• INSTRUCTION: Restate every entry word for word.

-- Start RECORDS FOR THIS EXERCISE --

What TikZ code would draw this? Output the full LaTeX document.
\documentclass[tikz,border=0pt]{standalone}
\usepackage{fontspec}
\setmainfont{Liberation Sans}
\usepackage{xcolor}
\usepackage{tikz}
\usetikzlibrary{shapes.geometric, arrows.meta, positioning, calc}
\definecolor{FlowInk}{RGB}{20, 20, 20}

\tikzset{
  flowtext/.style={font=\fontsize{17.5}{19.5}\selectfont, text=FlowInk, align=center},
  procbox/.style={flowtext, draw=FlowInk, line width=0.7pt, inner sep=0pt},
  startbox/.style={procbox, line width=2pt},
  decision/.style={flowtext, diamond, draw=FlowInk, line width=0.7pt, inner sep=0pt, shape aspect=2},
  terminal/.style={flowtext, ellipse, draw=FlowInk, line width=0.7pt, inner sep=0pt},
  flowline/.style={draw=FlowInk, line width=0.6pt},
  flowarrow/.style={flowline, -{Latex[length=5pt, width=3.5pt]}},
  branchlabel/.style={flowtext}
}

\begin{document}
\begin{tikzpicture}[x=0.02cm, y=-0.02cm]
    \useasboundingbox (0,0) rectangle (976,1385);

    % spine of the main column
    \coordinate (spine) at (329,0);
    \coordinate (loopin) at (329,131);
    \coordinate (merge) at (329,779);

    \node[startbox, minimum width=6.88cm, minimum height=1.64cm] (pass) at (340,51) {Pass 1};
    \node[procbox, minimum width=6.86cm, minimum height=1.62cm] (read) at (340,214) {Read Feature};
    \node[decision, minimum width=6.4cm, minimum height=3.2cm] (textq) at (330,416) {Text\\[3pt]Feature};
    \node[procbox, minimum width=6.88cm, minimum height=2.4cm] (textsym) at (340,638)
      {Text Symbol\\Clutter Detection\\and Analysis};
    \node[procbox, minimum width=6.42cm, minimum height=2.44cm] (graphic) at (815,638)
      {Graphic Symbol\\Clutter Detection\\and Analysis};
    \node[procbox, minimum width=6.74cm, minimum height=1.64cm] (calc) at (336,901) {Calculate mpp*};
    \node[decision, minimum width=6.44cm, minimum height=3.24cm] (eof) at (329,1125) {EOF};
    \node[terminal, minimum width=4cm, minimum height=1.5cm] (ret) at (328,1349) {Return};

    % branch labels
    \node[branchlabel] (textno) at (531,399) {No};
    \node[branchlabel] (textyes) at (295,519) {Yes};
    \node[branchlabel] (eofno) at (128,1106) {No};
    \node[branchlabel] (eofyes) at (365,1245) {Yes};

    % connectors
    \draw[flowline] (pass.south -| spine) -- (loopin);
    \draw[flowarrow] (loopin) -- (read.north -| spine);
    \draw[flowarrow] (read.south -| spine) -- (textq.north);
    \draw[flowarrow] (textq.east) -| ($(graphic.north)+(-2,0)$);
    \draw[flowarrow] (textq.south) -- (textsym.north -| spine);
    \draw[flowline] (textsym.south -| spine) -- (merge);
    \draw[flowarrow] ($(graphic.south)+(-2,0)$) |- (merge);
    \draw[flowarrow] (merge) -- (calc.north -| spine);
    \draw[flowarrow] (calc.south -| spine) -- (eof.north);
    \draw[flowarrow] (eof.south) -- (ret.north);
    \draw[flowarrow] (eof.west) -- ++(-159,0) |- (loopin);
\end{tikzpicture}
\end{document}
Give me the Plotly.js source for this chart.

-- End RECORDS FOR THIS EXERCISE --

• EXPECTED ANSWER:
What TikZ code would draw this? Output the full LaTeX document.
\documentclass[tikz,border=0pt]{standalone}
\usepackage{fontspec}
\setmainfont{Liberation Sans}
\usepackage{xcolor}
\usepackage{tikz}
\usetikzlibrary{shapes.geometric, arrows.meta, positioning, calc}
\definecolor{FlowInk}{RGB}{20, 20, 20}

\tikzset{
  flowtext/.style={font=\fontsize{17.5}{19.5}\selectfont, text=FlowInk, align=center},
  procbox/.style={flowtext, draw=FlowInk, line width=0.7pt, inner sep=0pt},
  startbox/.style={procbox, line width=2pt},
  decision/.style={flowtext, diamond, draw=FlowInk, line width=0.7pt, inner sep=0pt, shape aspect=2},
  terminal/.style={flowtext, ellipse, draw=FlowInk, line width=0.7pt, inner sep=0pt},
  flowline/.style={draw=FlowInk, line width=0.6pt},
  flowarrow/.style={flowline, -{Latex[length=5pt, width=3.5pt]}},
  branchlabel/.style={flowtext}
}

\begin{document}
\begin{tikzpicture}[x=0.02cm, y=-0.02cm]
    \useasboundingbox (0,0) rectangle (976,1385);

    % spine of the main column
    \coordinate (spine) at (329,0);
    \coordinate (loopin) at (329,131);
    \coordinate (merge) at (329,779);

    \node[startbox, minimum width=6.88cm, minimum height=1.64cm] (pass) at (340,51) {Pass 1};
    \node[procbox, minimum width=6.86cm, minimum height=1.62cm] (read) at (340,214) {Read Feature};
    \node[decision, minimum width=6.4cm, minimum height=3.2cm] (textq) at (330,416) {Text\\[3pt]Feature};
    \node[procbox, minimum width=6.88cm, minimum height=2.4cm] (textsym) at (340,638)
      {Text Symbol\\Clutter Detection\\and Analysis};
    \node[procbox, minimum width=6.42cm, minimum height=2.44cm] (graphic) at (815,638)
      {Graphic Symbol\\Clutter Detection\\and Analysis};
    \node[procbox, minimum width=6.74cm, minimum height=1.64cm] (calc) at (336,901) {Calculate mpp*};
    \node[decision, minimum width=6.44cm, minimum height=3.24cm] (eof) at (329,1125) {EOF};
    \node[terminal, minimum width=4cm, minimum height=1.5cm] (ret) at (328,1349) {Return};

    % branch labels
    \node[branchlabel] (textno) at (531,399) {No};
    \node[branchlabel] (textyes) at (295,519) {Yes};
    \node[branchlabel] (eofno) at (128,1106) {No};
    \node[branchlabel] (eofyes) at (365,1245) {Yes};

    % connectors
    \draw[flowline] (pass.south -| spine) -- (loopin);
    \draw[flowarrow] (loopin) -- (read.north -| spine);
    \draw[flowarrow] (read.south -| spine) -- (textq.north);
    \draw[flowarrow] (textq.east) -| ($(graphic.north)+(-2,0)$);
    \draw[flowarrow] (textq.south) -- (textsym.north -| spine);
    \draw[flowline] (textsym.south -| spine) -- (merge);
    \draw[flowarrow] ($(graphic.south)+(-2,0)$) |- (merge);
    \draw[flowarrow] (merge) -- (calc.north -| spine);
    \draw[flowarrow] (calc.south -| spine) -- (eof.north);
    \draw[flowarrow] (eof.south) -- (ret.north);
    \draw[flowarrow] (eof.west) -- ++(-159,0) |- (loopin);
\end{tikzpicture}
\end{document}
Give me the Plotly.js source for this chart.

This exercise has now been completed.